Emerging growth company ☒
If an emerging growth company, indicate by check mark if the registrant has elected not to use the extended transition period for complying with any new or revised financial accounting standards provided pursuant to Section 13(a) of the Exchange Act. ☐
Item 1.01. Entry into a Material Definitive Agreement.

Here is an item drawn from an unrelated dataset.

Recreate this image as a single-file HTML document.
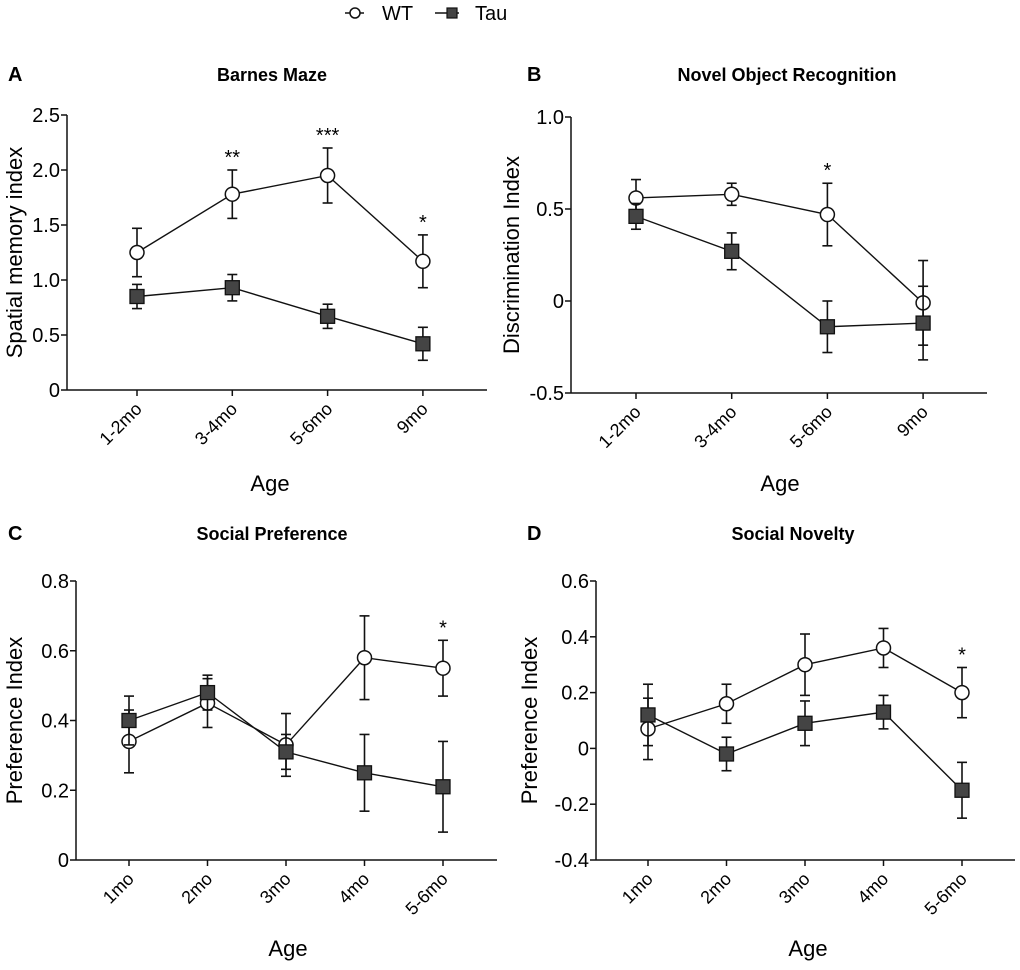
<!DOCTYPE html>
<html><head><meta charset="utf-8"><style>
body{margin:0;background:#fff;}
svg{display:block;font-family:"Liberation Sans",Arial,sans-serif;}
</style></head><body>
<svg id="fig" width="1020" height="970" viewBox="0 0 1020 970">
<g>
<g><line x1="345" y1="13" x2="364" y2="13" stroke="#111" stroke-width="1.5"/><circle cx="355" cy="13" r="5" fill="#fff" stroke="#111" stroke-width="1.5"/><text x="382" y="20" font-size="20">WT</text></g>
<g><line x1="435" y1="13" x2="459" y2="13" stroke="#111" stroke-width="1.5"/><rect x="447" y="8" width="10" height="10" fill="#444" stroke="#111" stroke-width="1.2"/><text x="475" y="20" font-size="20">Tau</text></g>
</g>
</svg>
<script>
// Panel A: Barnes Maze
const catsA=["1-2mo","3-4mo","5-6mo","9mo"];
const wtA=[1.25,1.78,1.95,1.17];
const wtErrA=[0.22,0.22,0.25,0.24];
const tauA=[0.85,0.93,0.67,0.42];
const tauErrA=[0.11,0.12,0.11,0.15];
const ticksA=[0,0.5,1.0,1.5,2.0,2.5];
const tickLabelsA=["0","0.5","1.0","1.5","2.0","2.5"];
const starsA=["","**","***","*"];
// Panel B: Novel Object Recognition
const catsB=["1-2mo","3-4mo","5-6mo","9mo"];
const wtB=[0.56,0.58,0.47,-0.01];
const wtErrB=[0.10,0.06,0.17,0.23];
const tauB=[0.46,0.27,-0.14,-0.12];
const tauErrB=[0.07,0.10,0.14,0.20];
const ticksB=[-0.5,0,0.5,1.0];
const tickLabelsB=["-0.5","0","0.5","1.0"];
const starsB=["","","*",""];
// Panel C: Social Preference
const catsC=["1mo","2mo","3mo","4mo","5-6mo"];
const wtC=[0.34,0.45,0.33,0.58,0.55];
const wtErrC=[0.09,0.07,0.09,0.12,0.08];
const tauC=[0.40,0.48,0.31,0.25,0.21];
const tauErrC=[0.07,0.05,0.05,0.11,0.13];
const ticksC=[0,0.2,0.4,0.6,0.8];
const tickLabelsC=["0","0.2","0.4","0.6","0.8"];
const starsC=["","","","","*"];
// Panel D: Social Novelty
const catsD=["1mo","2mo","3mo","4mo","5-6mo"];
const wtD=[0.07,0.16,0.30,0.36,0.20];
const wtErrD=[0.11,0.07,0.11,0.07,0.09];
const tauD=[0.12,-0.02,0.09,0.13,-0.15];
const tauErrD=[0.11,0.06,0.08,0.06,0.10];
const ticksD=[-0.4,-0.2,0,0.2,0.4,0.6];
const tickLabelsD=["-0.4","-0.2","0","0.2","0.4","0.6"];
const starsD=["","","","","*"];

const NS="http://www.w3.org/2000/svg";
const svg=document.getElementById('fig');
function mk(tag,attrs,parent){const e=document.createElementNS(NS,tag);for(const k in attrs)e.setAttribute(k,attrs[k]);(parent||svg).appendChild(e);return e;}

function panel(o){
  const g=mk('g',{});
  
  
  const ymin=o.ticks[0],ymax=o.ticks[o.ticks.length-1];
  const y=v=>o.yb+(v-ymin)/(ymax-ymin)*(o.yt-o.yb);
  const x=i=>o.x0+i*o.dx;
  const L=mk('text',{x:o.lx,y:o.ty,'font-size':20,'font-weight':'bold'},g);L.textContent=o.letter;
  
  
  const T=mk('text',{x:o.tx,y:o.ty,'font-size':18,'font-weight':'bold','text-anchor':'middle'},g);T.textContent=o.title;
  
  
  const ya=mk('line',{x1:o.ax,y1:o.yt,x2:o.ax,y2:o.yb,stroke:'#111','stroke-width':1.5},g);
  
  
  const xa=mk('line',{x1:o.ax,y1:o.yb,x2:o.xe,y2:o.yb,stroke:'#111','stroke-width':1.5},g);
  
  
  o.ticks.forEach((t,i)=>{
    mk('line',{x1:o.ax-6,y1:y(t),x2:o.ax,y2:y(t),stroke:'#111','stroke-width':1.5},g);
    const tl=mk('text',{x:o.ax-7,y:y(t)+7,'font-size':20,'text-anchor':'end'},g);tl.textContent=o.tickLabels[i];
    
    
  });
  o.cats.forEach((c,i)=>{
    mk('line',{x1:x(i),y1:o.yb,x2:x(i),y2:o.yb+6,stroke:'#111','stroke-width':1.5},g);
    const tl=mk('text',{x:x(i)+6,y:o.yb+20,'font-size':18,'text-anchor':'end',transform:`rotate(-45 ${x(i)+6} ${o.yb+20})`},g);tl.textContent=c;
    
    
  });
  const yl=mk('text',{x:0,y:0,'font-size':22,'text-anchor':'middle',transform:`translate(${o.ylx},${(o.yt+o.yb)/2}) rotate(-90)`},g);yl.textContent=o.ylabel;
  
  
  const xl=mk('text',{x:o.xlx,y:o.xly,'font-size':22,'text-anchor':'middle'},g);xl.textContent='Age';
  
  
  [[o.wt,o.wtErr,'wt'],[o.tau,o.tauErr,'tau']].forEach(([vals,errs,nm])=>{
    const sg=mk('g',{},g);
    
    
    vals.forEach((v,i)=>{
      const e=errs[i];
      mk('line',{x1:x(i),y1:y(v-e),x2:x(i),y2:y(v+e),stroke:'#111','stroke-width':1.6},sg);
      mk('line',{x1:x(i)-5,y1:y(v-e),x2:x(i)+5,y2:y(v-e),stroke:'#111','stroke-width':1.6},sg);
      mk('line',{x1:x(i)-5,y1:y(v+e),x2:x(i)+5,y2:y(v+e),stroke:'#111','stroke-width':1.6},sg);
    });
    mk('polyline',{points:vals.map((v,i)=>x(i)+','+y(v)).join(' '),fill:'none',stroke:'#111','stroke-width':1.4},sg);
    vals.forEach((v,i)=>{
      let m;
      if(nm==='wt') m=mk('circle',{cx:x(i),cy:y(v),r:7,fill:'#fff',stroke:'#111','stroke-width':1.5},sg);
      else m=mk('rect',{x:x(i)-7,y:y(v)-7,width:14,height:14,fill:'#444',stroke:'#111','stroke-width':1.3},sg);
      
      
    });
  });
  o.stars.forEach((s,i)=>{
    if(!s)return;
    const top=Math.max(o.wt[i]+o.wtErr[i],o.tau[i]+o.tauErr[i]);
    const st=mk('text',{x:x(i),y:y(top)-6,'font-size':20,'text-anchor':'middle'},g);st.textContent=s;
    
    
  });
}
panel({id:'panel-a-barnes-maze',letter:'A',title:'Barnes Maze',lx:8,tx:272,ty:81,ax:67,xe:487,yt:115,yb:390,x0:137,dx:95.3,cats:catsA,wt:wtA,wtErr:wtErrA,tau:tauA,tauErr:tauErrA,ticks:ticksA,tickLabels:tickLabelsA,stars:starsA,ylabel:'Spatial memory index',ylx:22,xlx:270,xly:491});
panel({id:'panel-b-novel-object',letter:'B',title:'Novel Object Recognition',lx:527,tx:787,ty:81,ax:571,xe:987,yt:117,yb:393,x0:636,dx:95.7,cats:catsB,wt:wtB,wtErr:wtErrB,tau:tauB,tauErr:tauErrB,ticks:ticksB,tickLabels:tickLabelsB,stars:starsB,ylabel:'Discrimination Index',ylx:519,xly:491,xlx:780});
panel({id:'panel-c-social-preference',letter:'C',title:'Social Preference',lx:8,tx:272,ty:540,ax:76,xe:497,yt:581,yb:860,x0:129,dx:78.5,cats:catsC,wt:wtC,wtErr:wtErrC,tau:tauC,tauErr:tauErrC,ticks:ticksC,tickLabels:tickLabelsC,stars:starsC,ylabel:'Preference Index',ylx:22,xlx:288,xly:956});
panel({id:'panel-d-social-novelty',letter:'D',title:'Social Novelty',lx:527,tx:793,ty:540,ax:596,xe:1015,yt:581,yb:860,x0:648,dx:78.5,cats:catsD,wt:wtD,wtErr:wtErrD,tau:tauD,tauErr:tauErrD,ticks:ticksD,tickLabels:tickLabelsD,stars:starsD,ylabel:'Preference Index',ylx:537,xlx:808,xly:956});
</script>
</body></html>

On September 11, 2024, Diameter Credit Company Holdings II LLC (“DCC Holdings II”), a Delaware limited liability company and a wholly owned subsidiary of Diameter Credit Company, a Delaware statutory trust (the “Company”), entered into the first amendment (the “First Amendment”) to its Loan and Servicing Agreement dated as of April 19, 2024 (the “DCC Holdings II Secured Credit Facility”), by and among DCC Holdings II, as the borrower, the Company, as the servicer and as the transferor, the lenders from time to time parties thereto, Morgan Stanley Senior Funding, Inc., as the administrative agent, Citibank, N.A., as the collateral agent, as the account bank and as the collateral custodian, and Siepe, LLC, as the collateral administrator.
The First Amendment amends the DCC Holdings II Secured Credit Facility to increase the maximum Facility Amount to $300,000,000.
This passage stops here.